Dessinateur, photographe et chanteur, Pascal Fagniez est prêtre du diocèse de Cahors, au service des artistes dans la Communauté de l’Emmanuel.

Zenit – Votre livre a été écrit à l’occasion d’une recherche universitaire. Pourquoi avoir choisi ce sujet ?

Ce fut inattendu. Je travaillais sur la sainteté en politique à propos d’Edmond Michelet, déporté à Dachau devenu ministre du général de Gaulle. Pour cela j’étudiais le personnalisme dans la morale sociale de Jean-Paul II, à l’Institut Catholique de Toulouse. C’est dans ce cadre que j’ai découvert la Lettre aux artistes du pape en 1999. Bien que familier des écrits de Jean-Paul II, j’étais parfois rebuté par son style littéraire. Quelle ne fut pas ma surprise en lisant la Lettre aux artistes : j’y découvrais un pape qui parlait mon langage, un artiste qui parlait aux artistes. Sans exagérer, je peux dire que ce fut une révélation, un éblouissement qui se confirma à la lecture des nombreux autres discours de ce pape, et de ses prédécesseurs, aux artistes.
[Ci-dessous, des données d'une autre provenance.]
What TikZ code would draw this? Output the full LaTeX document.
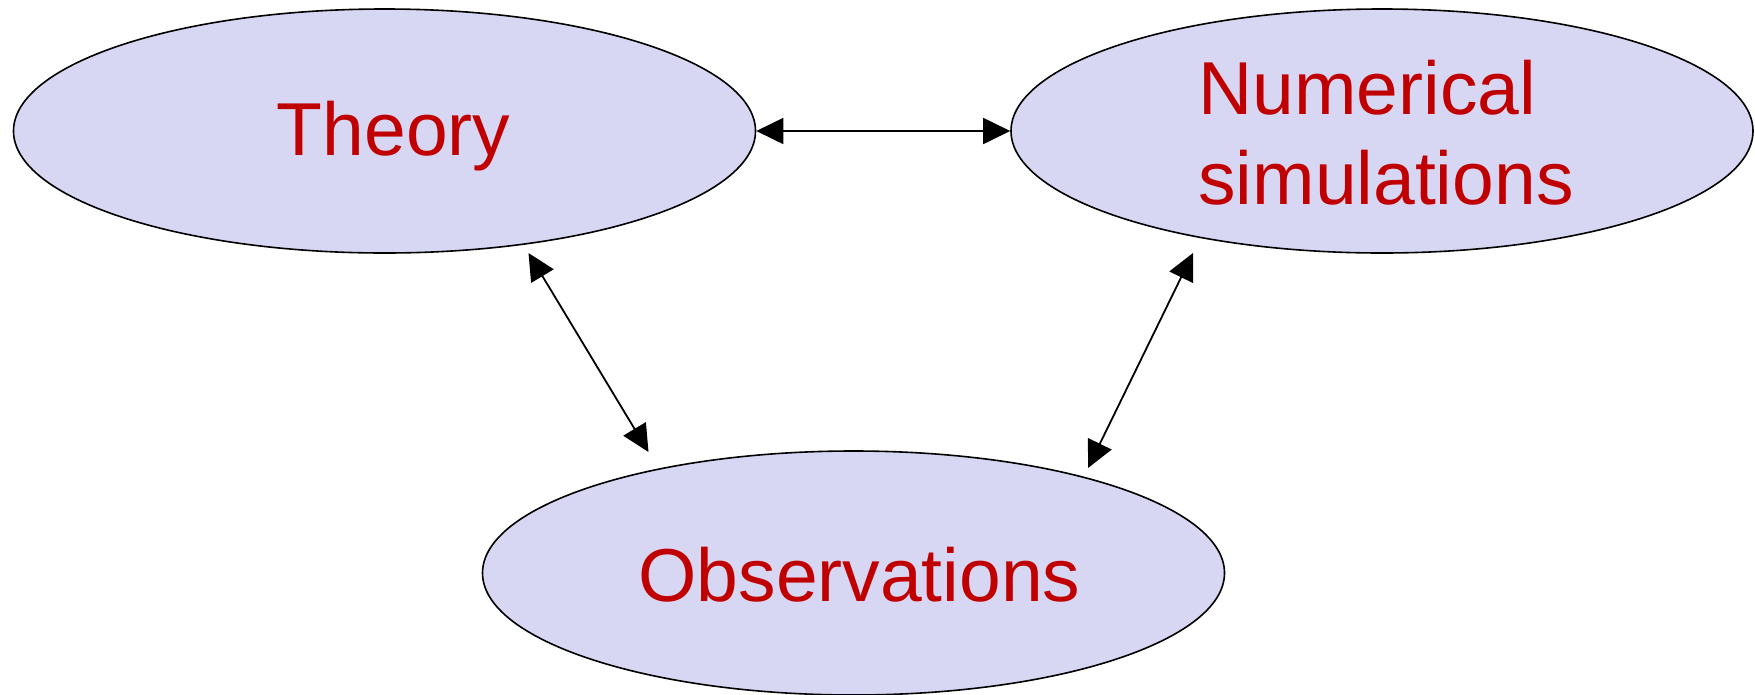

Zenit – On a constaté une sorte de divorce entre l’Eglise et les artistes, on pourrait même dire que les artistes aujourd’hui ne s’intéressent quasiment plus au domaine de la religion. Que fait l’Église pour changer cela ?
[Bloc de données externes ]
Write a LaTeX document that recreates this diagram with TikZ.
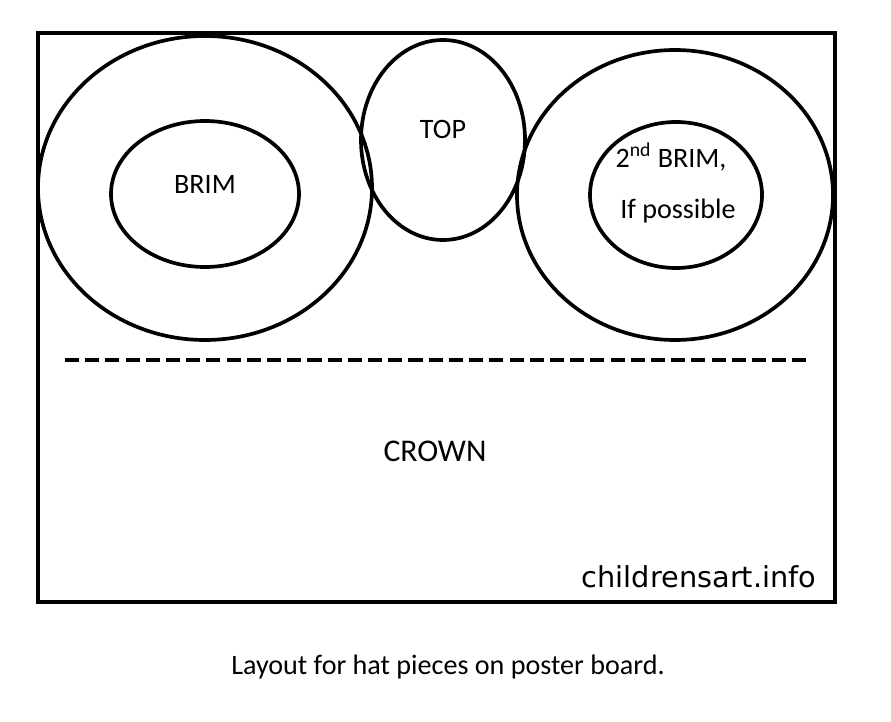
\documentclass[tikz,border=0pt]{standalone}
\usepackage{fontspec}
\setmainfont{Carlito}
\newfontfamily\sitefont{DejaVu Sans}
\begin{document}
\begin{tikzpicture}[x=0.02cm,y=-0.02cm,line width=2.1pt]
            \useasboundingbox (0,0) rectangle (891,722);
            \draw (38,33) rectangle (835,602);

            \draw (205,188) ellipse [x radius=167,y radius=152];
            \draw (205,194) ellipse [x radius=94,y radius=73];
            \node (brim) at (205,184) {\fontsize{16}{18}\selectfont BRIM};

            \draw (443,140) ellipse [x radius=82,y radius=100];
            \node (top) at (443,129) {\fontsize{16}{18}\selectfont TOP};

            \draw (675,195) ellipse [x radius=158,y radius=145];
            \draw (676,195) ellipse [x radius=86,y radius=73];
            \node (brim2) at (671,157) {\fontsize{16}{18}\selectfont 2\textsuperscript{nd} BRIM,};
            \node (possible) at (678,211) {\fontsize{16}{18}\selectfont If possible};

            \draw [line width=2.4pt,dash pattern=on 8pt off 3.5pt] (65,360) -- (808,360);
            \node (crown) at (435,451) {\fontsize{18}{20}\selectfont CROWN};

            \node (site) at (699,577) {\fontsize{16.4}{18}\sitefont childrensart.info};
            \node (caption) at (448,667) {\fontsize{16}{18}\selectfont Layout for hat pieces on poster board.};
          \end{tikzpicture}
\end{document}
On peut effectivement parler d’un divorce mais parce qu’il y a une histoire d’amour entre l’art et l’Evangile ; histoire qui n’est pas prête de s’arrêter, je vous assure. L’Église a toujours bénéficié du talent des artistes en même temps qu’elle a été pour eux une source inépuisable d’inspiration. Quand Léon XIII écrit en 1877 un poème en l’honneur de la photographie, on est encore dans cette félicité amoureuse ! Et c’est vrai qu’autour du 20è siècle survient la rupture. L’art a pris son autonomie au risque de tomber sous la coupe de nouveaux maîtres impitoyables : la marchandisation et l’égocentrisme !

Une des réponses : le dialogue. Jean-Paul II écrit dans sa Lettre aux artistes : « Le Concile Vatican II a jeté les bases de relations renouvelées entre l’Église et la culture, avec des conséquences immédiates pour le monde de l’art. Il s’agit de relations marquées par l’amitié, l’ouverture et le dialogue ». Avec le Concile, on est passé de la bienveillance paternelle au dialogue fraternel.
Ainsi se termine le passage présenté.